Zomato reported a net loss of Rs 360 crore, as against a loss of Rs 134 crore in the quarter ended March 31, 2021.

Losses jumped on a sequential basis, too, from Rs 67 crore in the three months ended December 31, 2021.

Consolidated revenue from operations surged 75% to Rs 1,212 crore from Rs 692 crore a year earlier. Sequentially, however, revenue rose just 9%.

Total expenses during the fourth quarter rose to Rs 1,702 crore from Rs 885 crore earlier, Zomato said.

On Monday, the company’s shares on the BSE closed 1.8% lower at Rs 57. Zomato’s share price, which made a strong debut on the bourses last year, has corrected sharply and is now down 66% from its peak of Rs 169.10. The company had issued its shares at Rs 76 each during the IPO.

Other Key Highlights

1) For FY22, consolidated net loss increased to Rs 1,222.5 crore from Rs 816.4 crore in the previous year.

2) Revenue from operations in FY22 more than doubled to Rs 4,192.4 crore from Rs 1,993.8 crore in FY21.

3) Average monthly transacting customers at all-time high of 15.7 million in Q4, up from 15.3 million in Q3.

4) Gross Order Value grew 6% QoQ and 77% YoY to a record high of Rs 5,850 crore in Q4.

5) Launched operations in 300 new cities in Q4. Now present in 1,000 towns and cities across India.

6) Adjusted revenue grew 8% quarter-over-quarter and 67% year-over-year to Rs 1,540 crore in Q4.

7) Adjusted EBITDA loss reduced to Rs 220 crore billion in Q4 from Rs 270 crore a year earlier.

Management Commentary

Zomato Founder and CEO Deepinder Goyal said the company is aiming for accelerated growth along with further reduction in losses and increasing profits in some time.

“We are clear on what our long-term shareholders expect of us and we are working hard to deliver on both growth and profitability expectations,” Goyal said.

He also said growth trajectory is back on track, and the management doesn’t foresee ‘post-COVID ramifications’ affecting the growth rate. “Having said that, even before COVID, growth in our business has been lumpy (and not linear) – so it is essential to take a long-term view of our business,” he said.

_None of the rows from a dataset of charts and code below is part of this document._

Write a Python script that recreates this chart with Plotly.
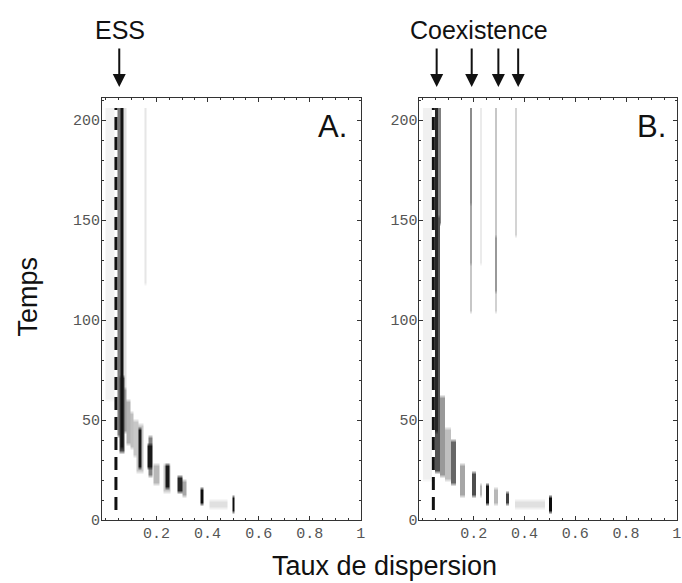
import numpy as np
import plotly.graph_objects as go

# ---------------- data ----------------
# Each patch: dispersion-rate interval [x0, x1], time interval [t0, t1], grey level (0 white .. 1 black)
a_x0 = [0.000, 0.046, 0.057, 0.068, 0.150, 0.052, 0.068, 0.080, 0.095, 0.110, 0.127, 0.120, 0.166, 0.168, 0.184, 0.236, 0.228, 0.281, 0.300, 0.372, 0.405, 0.495]
a_x1 = [0.032, 0.057, 0.068, 0.082, 0.158, 0.076, 0.080, 0.095, 0.110, 0.127, 0.141, 0.148, 0.183, 0.182, 0.210, 0.249, 0.256, 0.299, 0.318, 0.383, 0.475, 0.506]
a_t0 = [62, 44, 38, 60, 120, 36, 45, 40, 37, 33, 28, 26, 27, 23, 20, 17.5, 16, 15, 12.5, 8.5, 8, 5.5]
a_t1 = [205, 205, 205, 205, 205, 70, 65, 58, 52, 48, 45, 47, 36, 40, 27, 26, 27, 21, 19, 15.5, 9.5, 10]
a_lv = [0.05, 0.52, 0.92, 0.12, 0.10, 0.72, 0.38, 0.30, 0.25, 0.22, 0.90, 0.22, 0.90, 0.50, 0.28, 0.90, 0.22, 0.85, 0.35, 0.95, 0.12, 0.95]

b_x0 = [0.000, 0.045, 0.058, 0.045, 0.068, 0.085, 0.183, 0.183, 0.183, 0.226, 0.282, 0.282, 0.282, 0.363, 0.110, 0.145, 0.190, 0.222, 0.245, 0.280, 0.324, 0.363, 0.495]
b_x1 = [0.035, 0.058, 0.070, 0.068, 0.085, 0.110, 0.191, 0.191, 0.191, 0.232, 0.290, 0.290, 0.290, 0.371, 0.127, 0.165, 0.208, 0.233, 0.260, 0.295, 0.338, 0.480, 0.507]
b_t0 = [22, 45, 150, 26, 24, 22, 160, 130, 105, 130, 140, 115, 105, 143, 20, 14, 13.5, 12.5, 9, 10, 8.5, 7.5, 5.5]
b_t1 = [205, 205, 205, 150, 60, 45, 205, 160, 130, 205, 205, 140, 115, 205, 38, 27, 23, 17, 16, 14, 12.5, 9.5, 10]
b_lv = [0.06, 0.85, 0.50, 0.68, 0.40, 0.25, 0.45, 0.35, 0.22, 0.08, 0.22, 0.40, 0.18, 0.17, 0.60, 0.35, 0.70, 0.28, 0.90, 0.28, 0.75, 0.12, 0.95]

ess_x = 0.041            # dashed ESS line position
ess_t = [5, 206]
arrow_a_x = [0.054]
arrow_b_x = [0.054, 0.192, 0.297, 0.375]

x_ticks = [0.2, 0.4, 0.6, 0.8, 1]
x_tick_text = ["0.2", "0.4", "0.6", "0.8", "1"]
y_ticks = [0, 50, 100, 150, 200]
y_tick_text = ["0", "50", "100", "150", "200"]


def raster(x0s, x1s, t0s, t1s, lvs):
    xs = np.arange(0.00125, 0.56, 0.0025)
    ts = np.arange(1.0, 207, 2.0)
    z = np.zeros((len(ts), len(xs)))
    for x0, x1, t0, t1, lv in zip(x0s, x1s, t0s, t1s, lvs):
        xm = (xs >= x0) & (xs <= x1)
        tm = (ts >= t0 - 1) & (ts <= t1 + 1)
        sub = z[np.ix_(tm, xm)]
        z[np.ix_(tm, xm)] = np.maximum(sub, lv)
    return xs, ts, z


W, H = 682, 583
ML, MR, MT, MB = 102, 1, 98, 63
PW = W - ML - MR
PH = H - MT - MB

fig = go.Figure()
gray = [[0, "#ffffff"], [1, "#000000"]]
for (xa, ya), data in [(("x", "y"), (a_x0, a_x1, a_t0, a_t1, a_lv)),
                       (("x2", "y2"), (b_x0, b_x1, b_t0, b_t1, b_lv))]:
    xs, ts, z = raster(*data)
    fig.add_trace(go.Heatmap(x=xs, y=ts, z=z, colorscale=gray, zmin=0, zmax=1, zsmooth="best",
                             showscale=False, xaxis=xa, yaxis=ya, hoverinfo="skip"))
    fig.add_trace(go.Scatter(x=[ess_x, ess_x], y=ess_t, mode="lines",
                             line=dict(color="#111111", width=3, dash="13px,7px"),
                             xaxis=xa, yaxis=ya, showlegend=False, hoverinfo="skip"))

tickfont = dict(family="Liberation Mono, Courier New, monospace", size=15, color="#555555")
ax_common = dict(range=[-0.0136, 1.0005], showgrid=False, zeroline=False, showline=True,
                 linecolor="#333333", linewidth=1, mirror="ticks", ticks="inside",
                 ticklen=4, tickcolor="#333333", tickvals=x_ticks, ticktext=x_tick_text,
                 tickfont=tickfont, ticklabelstandoff=-1,
                 minor=dict(ticks="inside", dtick=0.05, tick0=0, ticklen=2, tickcolor="#333333"))
ay_common = dict(range=[0, 211], showgrid=False, zeroline=False, showline=True,
                 linecolor="#333333", linewidth=1, mirror="ticks", ticks="inside",
                 ticklen=4, tickcolor="#333333", tickvals=y_ticks, ticktext=y_tick_text,
                 tickfont=tickfont, ticklabelstandoff=-2,
                 minor=dict(ticks="inside", dtick=10, tick0=0, ticklen=2, tickcolor="#333333"))

dA = [0, 260.7 / PW]
dB = [(421.7 - ML) / PW, 1]

def px_x(p):
    return (p - ML) / PW

def px_y(p):
    return (H - MB - p) / PH

font_big = "Liberation Sans, Arial, sans-serif"
def label(text, x, y, size, angle=0):
    return dict(text=text, x=px_x(x), y=px_y(y), xref="paper", yref="paper",
                xanchor="center", yanchor="middle", textangle=angle, showarrow=False,
                font=dict(family=font_big, size=size, color="#111111"))

ann = [
    label("ESS", 120, 30, 25),
    label("Coexistence", 482, 30, 25),
    label("A.", 334, 126, 31),
    label("B.", 655, 126, 31),
    label("Temps", 27, 297, 27, -90),
    label("Taux de dispersion", 386, 566, 27),
]
for xr, xs_ in (("x", arrow_a_x), ("x2", arrow_b_x)):
    for xv in xs_:
        ann.append(dict(text="", x=xv, y=px_y(87), xref=xr, yref="paper", showarrow=True,
                        ax=0, ay=-40, arrowhead=2, arrowsize=1.3, arrowwidth=2, arrowcolor="#111111"))

fig.update_layout(
    width=W, height=H, margin=dict(l=ML, r=MR, t=MT, b=MB),
    paper_bgcolor="white", plot_bgcolor="white", showlegend=False,
    xaxis=dict(domain=dA, anchor="y", **ax_common),
    yaxis=dict(domain=[0, 1], anchor="x", **ay_common),
    xaxis2=dict(domain=dB, anchor="y2", **ax_common),
    yaxis2=dict(domain=[0, 1], anchor="x2", **ay_common),
    annotations=ann,
)

fig.write_html("out.html", config={"displayModeBar": False},
               post_script="document.body.style.margin='0px';")
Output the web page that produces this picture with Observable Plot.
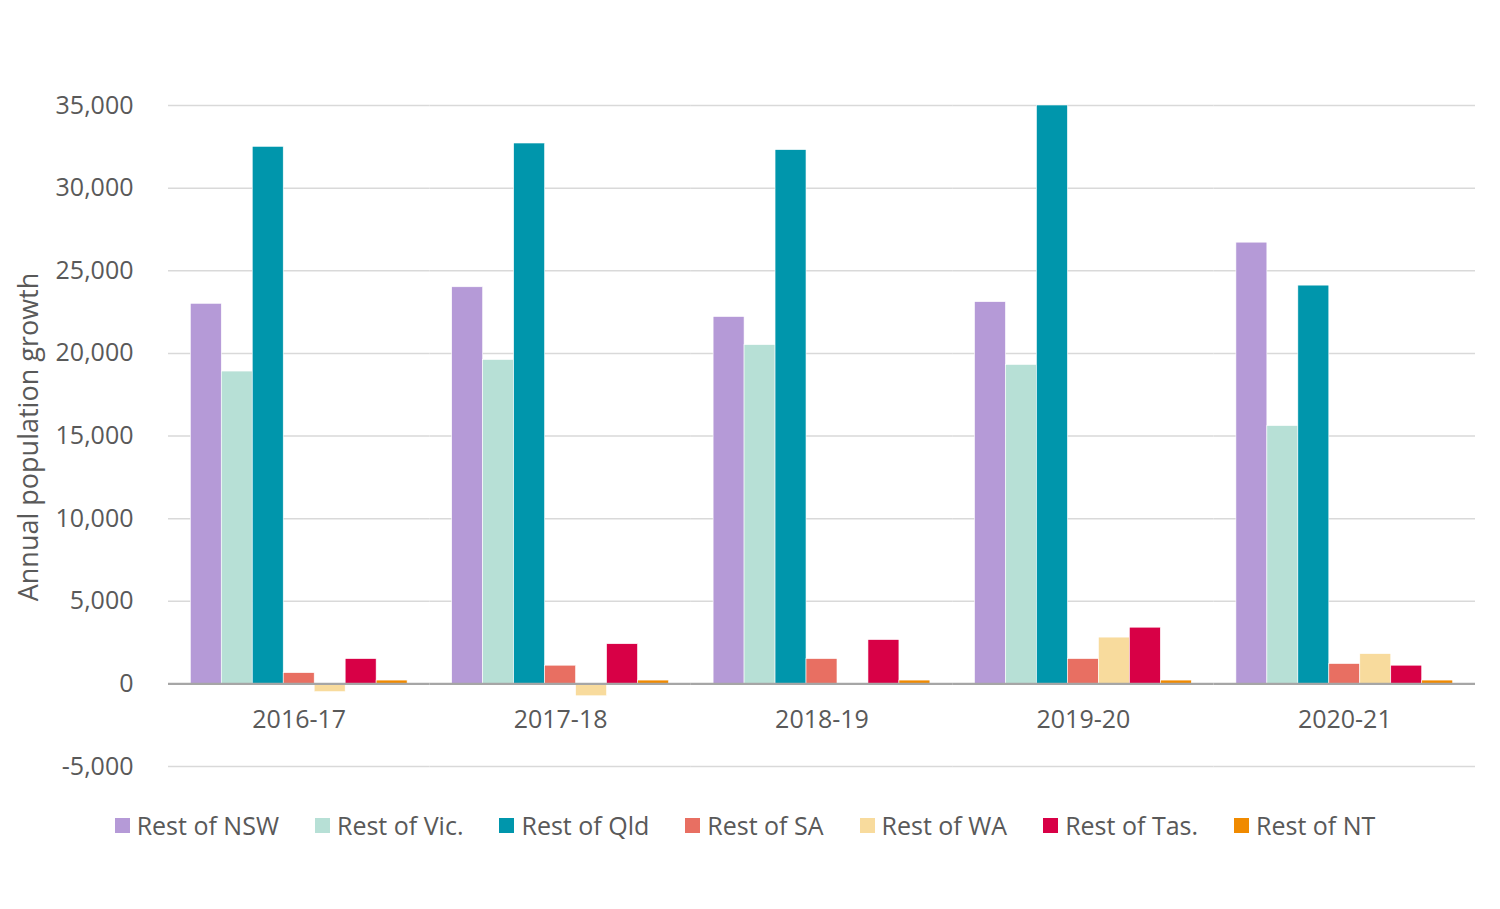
<!DOCTYPE html>
<html>
<head>
<meta charset="utf-8">
<script src="https://cdn.jsdelivr.net/npm/d3@7"></script>
<script src="https://cdn.jsdelivr.net/npm/@observablehq/plot@0.6"></script>
<style>
  html, body { margin: 0; padding: 0; background: #fff; }
  body { width: 1500px; font-family: "Open Sans", sans-serif; }
  #legend { display: flex; justify-content: center; align-items: center; height: 30px; margin-top: 20px; padding-right: 10px; }
  .item { display: flex; align-items: center; font-size: 25px; color: #595959; margin: 0 18px; }
  .sw { width: 15px; height: 15px; margin-right: 7px; }
</style>
</head>
<body>
<div id="chart"></div>
<div id="legend"></div>
<script>
const years = ["2016-17", "2017-18", "2018-19", "2019-20", "2020-21"];
const regions = ["Rest of NSW", "Rest of Vic.", "Rest of Qld", "Rest of SA", "Rest of WA", "Rest of Tas.", "Rest of NT"];
const colors = ["#B59AD7", "#B7E0D6", "#0096AC", "#E86F62", "#F8DB9D", "#D80046", "#F08A00"];
const nsw = [23000, 24000, 22200, 23100, 26700];
const vic = [18900, 19600, 20500, 19300, 15600];
const qld = [32500, 32700, 32300, 35000, 24100];
const sa  = [650, 1100, 1500, 1500, 1200];
const wa  = [-500, -750, 0, 2800, 1800];
const tas = [1500, 2400, 2650, 3400, 1100];
const nt  = [200, 200, 200, 200, 200];
const yTicks = [-5000, 0, 5000, 10000, 15000, 20000, 25000, 30000, 35000];

const series = [nsw, vic, qld, sa, wa, tas, nt];
const data = [];
years.forEach((yr, i) => regions.forEach((r, j) => data.push({year: yr, region: r, value: series[j][i]})));

const fmt = d => d3.format(",")(d).replace("−", "-");

const chart = Plot.plot({
  width: 1500,
  height: 790,
  marginTop: 105,
  marginBottom: 24,
  marginLeft: 168,
  marginRight: 25,
  style: {fontFamily: "Open Sans, sans-serif", fontSize: "25px", color: "#595959", background: "#fff"},
  fx: {domain: years, padding: 0, axis: null, round: false},
  x: {domain: regions, paddingInner: 0, paddingOuter: 0.72, axis: null, round: false},
  y: {domain: [-5000, 35000], ticks: yTicks, tickFormat: fmt, label: null},
  color: {domain: regions, range: colors},
  marks: [
    Plot.ruleY(yTicks.filter(d => d !== 0), {stroke: "#d9d9d9", strokeWidth: 1.5}),
    Plot.axisY({ticks: yTicks, tickFormat: fmt, tickSize: 0, tickPadding: 35, label: null, fontSize: 25, fill: "#595959"}),
    Plot.barY(data, {fx: "year", x: "region", y: "value", fill: "region", stroke: "white", strokeWidth: 0.6}),
    Plot.ruleY([0], {stroke: "#a6a6a6", strokeWidth: 2.2}),
    Plot.text(years, {fx: d => d, y: 0, text: d => d, dy: 36, fontSize: 25, fill: "#595959"})
  ]
});

// y-axis title
const svg = d3.select(chart);
svg.append("text")
  .attr("transform", "translate(31,437) rotate(-90)")
  .attr("text-anchor", "middle")
  .attr("dominant-baseline", "middle")
  .attr("font-size", 27)
  .attr("fill", "#595959")
  .text("Annual population growth");

document.getElementById("chart").appendChild(chart);

const legend = document.getElementById("legend");
regions.forEach((r, i) => {
  const it = document.createElement("div");
  it.className = "item";
  it.innerHTML = `<span class="sw" style="background:${colors[i]}"></span><span>${r}</span>`;
  legend.appendChild(it);
});
</script>
</body>
</html>
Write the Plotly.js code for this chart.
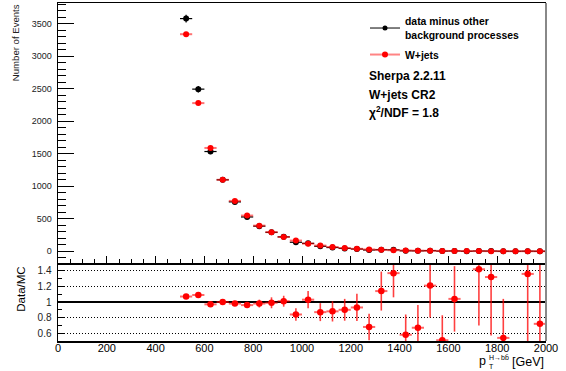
<!DOCTYPE html>
<html><head><meta charset="utf-8">
<script src="https://cdn.plot.ly/plotly-3.0.1.min.js"></script>
<style>html,body{margin:0;padding:0;background:#fff;overflow:hidden}</style>
</head><body><div id="chart" style="width:566px;height:371px"></div>
<script>
// bin centres of pT(H->bb) [GeV], 50 GeV bins
const binCenters = [525,575,625,675,725,775,825,875,925,975,1025,1075,1125,1175,1225,1275,1325,1375,1425,1475,1525,1575,1625,1675,1725,1775,1825,1875,1925,1975];
const binHalfWidth = 25;
// data minus other background processes
const dataValues = [3580,2495,1535,1100,760,528,387,292,222,139,122,77,58,45,35,20,25,23,7.5,6.7,9.7,3.1,5.2,1.0,4.3,3.3,1.1,0.5,1.8,0.7];
const dataErrors = [60,50,40,34,28,24,20,17,15,12,11,9,8,7,6,5,5,5,3,3,3,2,2,2,2,2,1.5,1.5,1.5,1];
// W+jets (Sherpa 2.2.11)
const mcValues = [3340,2280,1590,1100,775,550,395,295,220,165,118,88,66,50,38,29,22,17,13,10,8,6,5,4,3,2.5,2,1.6,1.3,1.0];
const mcErrors = [15,12,10,8,6,5,4,3.5,3,2.5,2,2,1.5,1.5,1.2,1,1,1,0.8,0.8,0.7,0.6,0.5,0.5,0.4,0.4,0.3,0.3,0.3,0.2];
// Data/MC ratio
const ratioValues = [1.07,1.09,0.97,1.00,0.98,0.96,0.98,0.99,1.01,0.84,1.03,0.87,0.88,0.90,0.93,0.68,1.14,1.37,0.58,0.67,1.21,0.51,1.04,null,1.42,1.32,0.54,null,1.36,0.72];
const ratioErrors = [0.01,0.01,0.012,0.015,0.025,0.03,0.05,0.07,0.07,0.08,0.11,0.115,0.13,0.14,0.175,0.17,0.25,0.31,0.26,0.29,0.41,0.32,0.42,0.5,0.72,0.75,0.5,0.5,0.9,0.8];
// labels
const legendData = "data minus other<br>background processes";
const legendMC = "W+jets";
const infoLines = ["Sherpa 2.2.11", "W+jets CR2", "χ<sup>2</sup>/NDF = 1.8"];

const FONT = "Liberation Sans, Arial, Helvetica, sans-serif";
const RED = "#ff0000";

const traces = [
  { // data, top panel
    x: binCenters, y: dataValues, xaxis: 'x2', yaxis: 'y', type: 'scatter', mode: 'markers',
    marker: {color: '#000', size: 6}, showlegend: false,
    error_x: {type: 'constant', value: binHalfWidth, color: '#000', thickness: 1.2, width: 0},
    error_y: {type: 'data', array: dataErrors, color: '#000', thickness: 1.2, width: 0}
  },
  { // MC, top panel
    x: binCenters, y: mcValues, xaxis: 'x2', yaxis: 'y', type: 'scatter', mode: 'markers',
    marker: {color: RED, size: 6}, showlegend: false,
    error_x: {type: 'constant', value: binHalfWidth, color: 'rgba(255,0,0,0.55)', thickness: 2, width: 0},
    error_y: {type: 'data', array: mcErrors, color: 'rgba(255,0,0,0.55)', thickness: 2, width: 0}
  },
  { // ratio
    x: binCenters, y: ratioValues, xaxis: 'x', yaxis: 'y2', type: 'scatter', mode: 'markers',
    marker: {color: RED, size: 6.5}, showlegend: false,
    error_x: {type: 'constant', value: binHalfWidth, color: 'rgba(255,0,0,0.6)', thickness: 2, width: 0},
    error_y: {type: 'data', array: ratioErrors, color: 'rgba(255,0,0,0.75)', thickness: 1.6, width: 0}
  },
  { // legend entries
    x: [null], y: [null], xaxis: 'x2', yaxis: 'y', type: 'scatter', mode: 'lines+markers',
    name: legendData, legendgroup: 'a',
    line: {color: '#000', width: 1}, marker: {color: '#000', size: 5}
  },
  {
    x: [null], y: [null], xaxis: 'x2', yaxis: 'y', type: 'scatter', mode: 'lines+markers',
    name: legendMC, legendgroup: 'b',
    line: {color: 'rgba(255,80,80,0.7)', width: 2}, marker: {color: RED, size: 6}
  }
];

const L = 58, R = 20, T = 3, B = 30, W = 566, H = 371;
const pw = W - L - R, ph = H - T - B;
const px = v => (v - L) / pw;
const py = v => (H - B - v) / ph;
const split = py(263);

const annotations = [
  {text: "Number of Events", textangle: -90, xref: 'paper', yref: 'paper', x: px(15.7), y: py(2),
   xanchor: 'center', yanchor: 'top', showarrow: false, font: {family: FONT, size: 9.6, color: '#222'}},
  {text: "Data/MC", textangle: -90, xref: 'paper', yref: 'paper', x: px(20.7), y: py(289),
   xanchor: 'center', yanchor: 'middle', showarrow: false, font: {family: FONT, size: 11.5, color: '#000'}},
  {text: "[GeV]", xref: 'paper', yref: 'paper', x: px(546), y: py(362), xanchor: 'right', yanchor: 'middle',
   showarrow: false, font: {family: FONT, size: 12.5, color: '#000'}},
  {text: "p", xref: 'paper', yref: 'paper', x: px(487.5), y: py(361), xanchor: 'right', yanchor: 'middle',
   showarrow: false, font: {family: FONT, size: 12.5, color: '#000'}},
  {text: "H→bb̄", xref: 'paper', yref: 'paper', x: px(487), y: py(357.5), xanchor: 'left', yanchor: 'middle',
   showarrow: false, font: {family: FONT, size: 7, color: '#000'}},
  {text: "T", xref: 'paper', yref: 'paper', x: px(487), y: py(366.5), xanchor: 'left', yanchor: 'middle',
   showarrow: false, font: {family: FONT, size: 7, color: '#000'}}
];
const infoY = [76, 94.7, 111.7];
infoLines.forEach((t, i) => annotations.push({
  text: "<b>" + t + "</b>", xref: 'paper', yref: 'paper', x: px(367), y: py(infoY[i]),
  xanchor: 'left', yanchor: 'middle', showarrow: false, font: {family: FONT, size: 12, color: '#000'}
}));

const layout = {
  width: W, height: H,
  margin: {l: L, r: R, t: T, b: B, pad: 0},
  paper_bgcolor: '#fff', plot_bgcolor: '#fff',
  font: {family: FONT, color: '#000'},
  showlegend: true,
  legend: {x: px(365), y: py(8), xanchor: 'left', yanchor: 'top', bgcolor: 'rgba(0,0,0,0)',
           borderwidth: 0, tracegroupgap: 2, itemwidth: 30,
           font: {family: FONT, size: 10.4, color: '#000', weight: 'bold'}},
  xaxis: {domain: [0, 1], anchor: 'y2', range: [0, 2000], dtick: 200, tick0: 0,
          showline: true, linecolor: '#000', linewidth: 1.5, ticks: '', showgrid: false, zeroline: false,
          ticklabelstandoff: -4,
          tickfont: {family: FONT, size: 11, color: '#000'}},
  xaxis2: {domain: [0, 1], anchor: 'y', range: [0, 2000], matches: 'x', dtick: 200, tick0: 0,
           showticklabels: false, showline: true, linecolor: '#000', linewidth: 1.5, mirror: true,
           ticks: 'inside', ticklen: 7, tickcolor: '#000', tickwidth: 1,
           minor: {dtick: 50, ticks: 'inside', ticklen: 4, tickcolor: '#000', tickwidth: 1},
           showgrid: false, zeroline: false},
  yaxis: {domain: [split, 1], anchor: 'x2', range: [-180, 3820], dtick: 500, tick0: 0,
          showline: true, linecolor: '#000', linewidth: 1.5,
          ticks: 'inside', ticklen: 16, tickcolor: '#000', tickwidth: 1,
          minor: {dtick: 100, ticks: 'inside', ticklen: 8, tickcolor: '#000', tickwidth: 1},
          showgrid: false, zeroline: false, ticklabelstandoff: 3,
          tickfont: {family: FONT, size: 9, color: '#222'}},
  yaxis2: {domain: [0, split], anchor: 'x', range: [0.5, 1.5], dtick: 0.2, tick0: 0.6,
           showline: true, linecolor: '#000', linewidth: 1.5,
           ticks: 'inside', ticklen: 7, tickcolor: '#000', tickwidth: 1,
           minor: {dtick: 0.1, ticks: 'inside', ticklen: 4, tickcolor: '#000', tickwidth: 1},
           showgrid: true, gridcolor: '#000', griddash: '1px,2px', gridwidth: 1, zeroline: false,
           ticklabelstandoff: 3,
           tickfont: {family: FONT, size: 10, color: '#222'}},
  shapes: [
    {type: 'line', xref: 'paper', yref: 'y2', x0: 0, x1: 1, y0: 1, y1: 1, line: {color: '#000', width: 2}, layer: 'below'},
    {type: 'line', xref: 'paper', yref: 'paper', x0: 1, x1: 1, y0: 0, y1: 1, line: {color: '#888', width: 2}}
  ],
  annotations: annotations
};

Plotly.newPlot('chart', traces, layout, {staticPlot: true, displayModeBar: false});
</script>
</body></html>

On reports of Zomato acquiring quick commerce company Blinkit (formerly Grofers), he said, “We have committed to give them a short-term loan of up to $150 million to fund their short-term capital needs. Beyond that, there is nothing to share at this moment.”

He, however, said Zomato remains bullish on quick commerce, especially given how synergistic it is to its core food delivery business. Blinkit has grown well in the past six months and has significantly reduced its operating losses, Goyal said. “While there is a lot to do as the business is at its early stages, there's still a lot of low hanging fruit to drive growth and efficiency,” he said.